L’organisation a également dénoncé le «silence inacceptable» des autorités hospitalières, soulignant que l’incident n’a pas été officiellement consigné et que les médecins ont été contraints de reprendre le travail dans des conditions jugées «humiliantes et dangereuses». Elle qualifie ce manquement de «mépris envers la sécurité du personnel médical», d’autant plus que, selon des témoins, l’agresseur a été vu en train de roder encore près des urgences après avoir commis son agression.
Il faut également préciser que l’agression de Sfax s’ajoute à une série d’incidents similaires dans les établissements publics tunisiens, dénoncés depuis des mois par les syndicats médicaux, dont celui des urgences de l’hôpital régional de Kasserine qui a vu les agresseurs attaquer le personnel et les équipements de l’hôpital.

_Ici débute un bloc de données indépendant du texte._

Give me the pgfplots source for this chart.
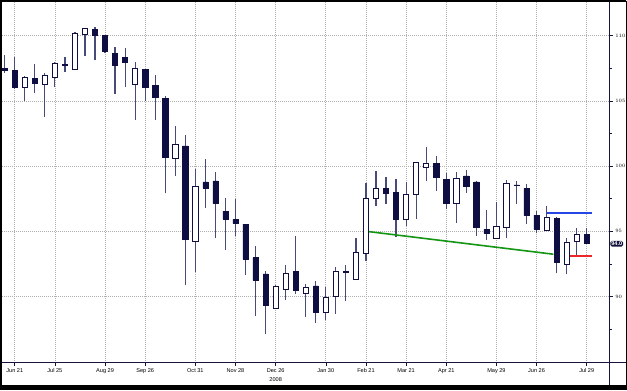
\documentclass[border=0pt]{standalone}
\usepackage{pgfplots}
\pgfplotsset{compat=1.18}
\usepackage{pgfplotstable}
\usepackage{fontspec}
\setmainfont{Liberation Sans}
\definecolor{candle}{RGB}{14,14,66}
\definecolor{wick}{RGB}{72,74,120}
\definecolor{gridc}{RGB}{175,175,175}
\definecolor{axisc}{RGB}{20,20,60}
\definecolor{lgreen}{RGB}{20,150,20}
\definecolor{lblue}{RGB}{40,70,230}
\definecolor{lred}{RGB}{235,40,40}

\pgfplotstableread{
i open high low close
0 107.50 108.55 107.15 107.35
1 107.35 108.40 105.95 106.07
2 106.02 106.89 105.00 106.79
3 106.71 107.80 105.64 106.33
4 106.25 107.14 103.77 106.94
5 106.79 107.98 106.07 107.86
6 107.80 108.36 107.21 107.75
7 107.42 110.25 107.40 110.15
8 110.08 110.61 108.42 110.54
9 110.46 110.66 108.11 110.02
10 110.02 110.08 108.70 108.80
11 108.67 109.13 105.51 107.73
12 108.32 109.05 106.07 107.98
13 106.25 107.98 103.57 107.48
14 107.40 107.45 105.00 106.02
15 106.20 106.96 103.57 105.30
16 105.18 105.36 97.91 100.71
17 100.59 103.08 99.23 101.66
18 101.55 102.37 90.87 94.39
19 94.21 99.75 91.91 98.42
20 98.80 100.54 96.76 98.29
21 98.88 99.52 94.47 97.15
22 96.56 97.57 93.57 95.94
23 95.92 97.48 94.64 95.59
24 95.56 95.60 91.66 92.88
25 92.98 93.90 88.55 91.28
26 91.74 91.99 87.15 89.31
27 89.11 90.92 89.05 90.82
28 90.57 92.43 89.75 91.79
29 91.91 94.64 90.18 90.46
30 90.21 90.95 88.47 90.69
31 90.82 91.22 88.01 88.78
32 88.78 90.77 88.22 89.95
33 90.00 92.30 88.68 91.97
34 91.95 92.43 89.69 91.90
35 91.33 94.47 91.30 93.37
36 93.32 98.68 92.75 97.53
37 97.53 99.64 96.94 98.29
38 98.29 99.18 97.09 97.96
39 97.99 98.98 94.59 95.94
40 95.94 98.80 95.43 97.83
41 97.83 100.33 95.94 100.28
42 99.90 101.43 98.88 100.25
43 100.21 100.77 98.11 99.18
44 98.98 99.44 96.69 97.15
45 97.15 99.56 95.66 99.10
46 99.26 99.69 97.96 98.49
47 98.80 98.85 94.64 95.28
48 95.16 96.63 94.34 94.85
49 94.47 97.27 94.45 95.36
50 95.28 98.93 94.47 98.68
51 98.57 98.88 97.09 98.52
52 98.29 98.60 95.56 96.25
53 96.25 96.56 94.85 95.18
54 95.10 96.94 95.08 96.04
55 96.00 96.08 91.79 92.60
56 92.48 94.47 91.71 94.16
57 94.26 95.28 93.11 94.77
58 94.77 95.23 94.05 94.09
}\ohlc

\pgfplotstableread{
x y
36.3 94.98
54.67 93.25
}\greenline
\pgfplotstableread{
x y
54.08 96.39
58.56 96.39
}\blueline
\pgfplotstableread{
x y
56.17 93.12
58.50 93.12
}\redline

\pgfplotsset{
  chartgeom/.style={
    at={(2bp,27.5bp)}, anchor=south west,
    scale only axis, width=607.5bp, height=360.5bp,
    xmin=-0.27, xmax=60.27, ymin=84.95, ymax=112.58,
  }
}

\begin{document}
\begin{tikzpicture}[x=1bp,y=1bp]
\useasboundingbox (0,0) rectangle (627,390);
\fill[white] (0,0) rectangle (627,390);
\begin{axis}[chartgeom,
  axis line style={draw=none},
  xtick={1,5,10,14,19,23,27,32,36,40,44,49,53,58},
  xticklabels={Jun 21,Jul 25,Aug 29,Sep 26,Oct 31,Nov 28,Dec 26,Jan 30,Feb 21,Mar 21,Apr 21,May 29,Jun 26,Jul 29},
  ytick={90,95,100,105,110},
  minor ytick={87.5,92.5,97.5,102.5,107.5},
  xtick pos=bottom, ytick pos=right, yticklabel pos=right,
  tick align=outside, major tick length=3bp, minor tick length=2bp,
  tick style={axisc, line width=0.6bp},
  xmajorgrids, ymajorgrids,
  grid style={gridc, line width=0.7bp, dash pattern=on 1bp off 1bp},
  xticklabel style={font=\fontsize{5.6}{6.5}\selectfont, inner sep=0pt, text=black, anchor=north, yshift=-2.8bp},
  yticklabel style={font=\fontsize{5.2}{6}\selectfont, inner sep=0pt, text=black, anchor=west, xshift=2.6bp},
]
\addplot[draw=none, mark=none, forget plot,
  error bars/.cd, y dir=plus, y explicit, error mark=none,
  error bar style={wick, line width=1.2bp}]
  table[x=i, y=low, y error expr=\thisrow{high}-\thisrow{low}] {\ohlc};
\addplot[lgreen, line width=1.6bp, mark=none] table {\greenline};
\addplot[lblue, line width=1.6bp, mark=none] table {\blueline};
\addplot[lred, line width=1.6bp, mark=none] table {\redline};
\coordinate (lastv) at (axis cs:60.27,94.05);
\coordinate (yr) at (axis cs:27,84.95);
\end{axis}
\begin{axis}[chartgeom, hide axis, ybar stacked, bar width=0.52]
\addplot[draw=none, fill=none] table[x=i, y expr={min(\thisrow{open},\thisrow{close})}] {\ohlc};
\addplot[draw=candle, fill=candle, line width=0.5bp] table[x=i, y expr={max(\thisrow{open}-\thisrow{close},0)}] {\ohlc};
\addplot[draw=candle, fill=white, line width=0.75bp] table[x=i, y expr={max(\thisrow{close}-\thisrow{open},0)}] {\ohlc};
\end{axis}
% frame
\draw[axisc, line width=1.3bp] (0,27.5) -- (627,27.5);
\draw[axisc, line width=0.8bp] (609.5,0) -- (609.5,390);
\fill[black] (0,0) rectangle (627,5.5);
\draw[black, line width=1.6bp] (0.8,0.8) -- (0.8,389.2) -- (626.2,389.2);
\draw[black, line width=0.8bp] (626.6,389.2) -- (626.6,0.8);
\node[font=\fontsize{5.6}{6.5}\selectfont, inner sep=0pt] at ([yshift=-17.3bp]yr) {2008};
\node[anchor=west, fill=axisc, text=white, rounded corners=1.8bp, inner sep=1bp,
  font=\fontsize{5.6}{6.5}\selectfont\bfseries] at ([xshift=0.6bp]lastv) {94.0};
\end{tikzpicture}
\end{document}
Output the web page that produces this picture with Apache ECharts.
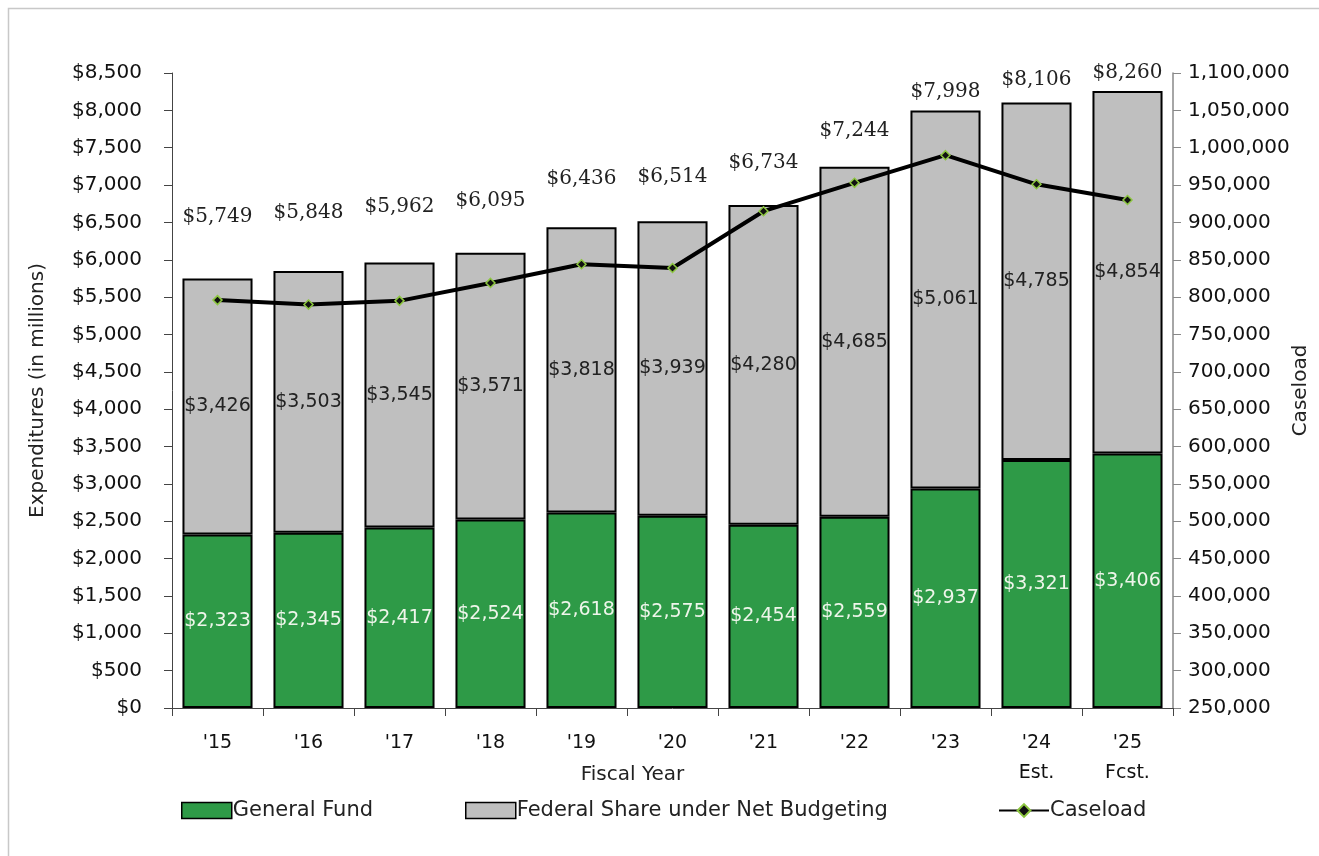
<!DOCTYPE html>
<html>
<head>
<meta charset="utf-8">
<script src="https://cdn.jsdelivr.net/npm/echarts@6/dist/echarts.min.js"></script>
<style>
html,body{margin:0;padding:0;background:#fff;}
#chart{width:1319px;height:856px;}
</style>
</head>
<body>
<div id="chart"></div>
<script>
const categories = ["'15", "'16", "'17", "'18", "'19", "'20", "'21", "'22", "'23", "'24\nEst.", "'25\nFcst."];
const generalFund = [2323, 2345, 2417, 2524, 2618, 2575, 2454, 2559, 2937, 3321, 3406];
const federalShare = [3426, 3503, 3545, 3571, 3818, 3939, 4280, 4685, 5061, 4785, 4854];
const totals = [5749, 5848, 5962, 6095, 6436, 6514, 6734, 7244, 7998, 8106, 8260];
const caseload = [796000, 790000, 795000, 819000, 844000, 839000, 915000, 953000, 990000, 951000, 930000];
const leftTicks = {min: 0, max: 8500, interval: 500};
const rightTicks = {min: 250000, max: 1100000, interval: 50000};
// label distances above bar tops (style only)
const totalLabelGap = [52, 48, 46, 42, 38, 35, 32, 26, 9, 13, 8];

const fmt$ = v => '$' + v.toLocaleString('en-US');
const sans = 'DejaVu Sans';
const legendText = {fontFamily: sans, fontSize: 21, color: '#222', padding: [0, 0, 0, -4]};

const chart = echarts.init(document.getElementById('chart'), null, {renderer: 'canvas'});
chart.setOption({
  animation: false,
  backgroundColor: '#fff',
  graphic: [{
    type: 'rect', left: 6, top: 6, shape: {width: 1400, height: 900},
    style: {fill: 'none', stroke: '#c8c8c8', lineWidth: 1.5}, silent: true
  }],
  grid: {left: 172, right: 144, top: 73, bottom: 148, containLabel: false},
  legend: [{
    bottom: 30, left: 176, itemWidth: 50, itemHeight: 16, textStyle: legendText,
    data: [{name: 'General Fund', icon: 'rect', itemStyle: {borderColor: '#000', borderWidth: 1.5}}]
  }, {
    bottom: 30, left: 460, itemWidth: 50, itemHeight: 16, textStyle: legendText,
    data: [{name: 'Federal Share under Net Budgeting', icon: 'rect', itemStyle: {borderColor: '#000', borderWidth: 1.5}}]
  }, {
    bottom: 30, left: 993, itemWidth: 50, itemHeight: 16, textStyle: legendText,
    data: [{name: 'Caseload'}]
  }],
  xAxis: {
    type: 'category', data: categories,
    name: 'Fiscal Year', nameLocation: 'middle', nameGap: 57, nameMoveOverlap: false,
    nameTextStyle: {fontFamily: sans, fontSize: 20, color: '#222', padding: [0, 80, 0, 0]},
    axisLine: {lineStyle: {color: '#444', width: 1}},
    axisTick: {show: true, length: 8, lineStyle: {color: '#444'}},
    axisLabel: {fontFamily: sans, fontSize: 19, color: '#111', margin: 20, lineHeight: 30}
  },
  yAxis: [{
    type: 'value', min: leftTicks.min, max: leftTicks.max, interval: leftTicks.interval,
    name: 'Expenditures (in millions)', nameLocation: 'middle', nameGap: 124, nameRotate: 90,
    nameMoveOverlap: false,
    nameTextStyle: {fontFamily: sans, fontSize: 20, color: '#222'},
    splitLine: {show: false},
    axisLine: {show: true, lineStyle: {color: '#444'}},
    axisTick: {show: true, length: 8, lineStyle: {color: '#444'}},
    axisLabel: {fontFamily: sans, fontSize: 20, color: '#111', margin: 30, formatter: v => fmt$(v)}
  }, {
    type: 'value', min: rightTicks.min, max: rightTicks.max, interval: rightTicks.interval,
    name: 'Caseload', nameLocation: 'middle', nameGap: 138, nameRotate: 90,
    nameMoveOverlap: false,
    nameTextStyle: {fontFamily: sans, fontSize: 20, color: '#222', verticalAlign: 'bottom'},
    position: 'right',
    splitLine: {show: false},
    axisLine: {show: true, lineStyle: {color: '#888', width: 1.5}},
    axisTick: {show: true, length: 8, lineStyle: {color: '#888'}},
    axisLabel: {fontFamily: sans, fontSize: 20, color: '#111', margin: 15, formatter: v => v.toLocaleString('en-US')}
  }],
  series: [{
    name: 'General Fund', type: 'bar', stack: 'exp', data: generalFund,
    barCategoryGap: '23%',
    itemStyle: {color: '#2e9a47', borderColor: '#000', borderWidth: 2},
    label: {show: true, position: 'inside', fontFamily: sans, fontSize: 19, color: '#eef5ea', formatter: p => fmt$(p.value)}
  }, {
    name: 'Federal Share under Net Budgeting', type: 'bar', stack: 'exp', data: federalShare,
    itemStyle: {color: '#bfbfbf', borderColor: '#000', borderWidth: 2},
    label: {show: true, position: 'inside', fontFamily: sans, fontSize: 19, color: '#222', formatter: p => fmt$(p.value)}
  }, {
    name: 'totals', type: 'bar', stack: 'exp',
    data: totals.map((t, i) => ({
      value: 0,
      label: {show: true, position: 'top', distance: totalLabelGap[i], formatter: fmt$(t)}
    })),
    itemStyle: {color: 'transparent', borderWidth: 0},
    label: {fontFamily: 'DejaVu Serif', fontSize: 20, color: '#222'},
    tooltip: {show: false}
  }, {
    name: 'Caseload', type: 'line', yAxisIndex: 1, data: caseload,
    symbol: 'diamond', symbolSize: 9, showAllSymbol: true,
    lineStyle: {color: '#000', width: 4},
    itemStyle: {color: '#111', borderColor: '#8cc63f', borderWidth: 1.5},
    z: 10
  }]
});
</script>
</body>
</html>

Pour sa part, le ministère de la Santé, qui avait déjà condamné, justement, l’incident survenu fin juin à Kasserine, réaffirme son opposition à toute forme de violence dans les institutions sanitaires. Il assure travailler au renforcement de la sécurité dans les services des urgences et soutient les professionnels de la santé dans l’exercice de leurs fonctions, malgré les contraintes.
Pour de meilleures méthodes de sécurité
D’ailleurs, lors des négociations qui ont eu lieu avant les accords conclus le 3 juillet 2025 entre les jeunes médecins et le ministère de la Santé, les porteurs de blouses blanches ont clairement dénoncé leurs conditions de travail précaires, ainsi que l’absence d’un véritable service de sécurité pour protéger les médecins et tout le personnel des institutions de santé publique.
Il faut dire que la présence de simples agents de sécurité, des civils qui n’ont ni la capacité ni les moyens de neutraliser d’éventuels agresseurs n’arrange pas beaucoup les choses. Dans les CHU, au moins, une présence sécuritaire plus étoffée doit être assurée pour dissuader ceux qui pensent profiter d’une curieuse impunité suite à de tels dangereux actes.
D’ailleurs, dans d’autres incidents similaires, on a entendu parler d’arrestations et même de mandats d’arrêt à l’encontre d’agresseurs, mais on ne sait pas ce qui s’est passé par la suite et s’il y a eu des condamnations fermes qui vont de pair avec la gravité des délits commis. Et c’est ce sentiment d’impunité qui ne doit plus se faire ressentir car, avec tout ce qui se passe et les risques de voir de tels épisodes de violence se reproduire dans nos hôpitaux, il n’y a que la fermeté qui puisse arrêter cette hémorragie. La loi est bien là et elle est claire, il ne reste qu’à l’appliquer.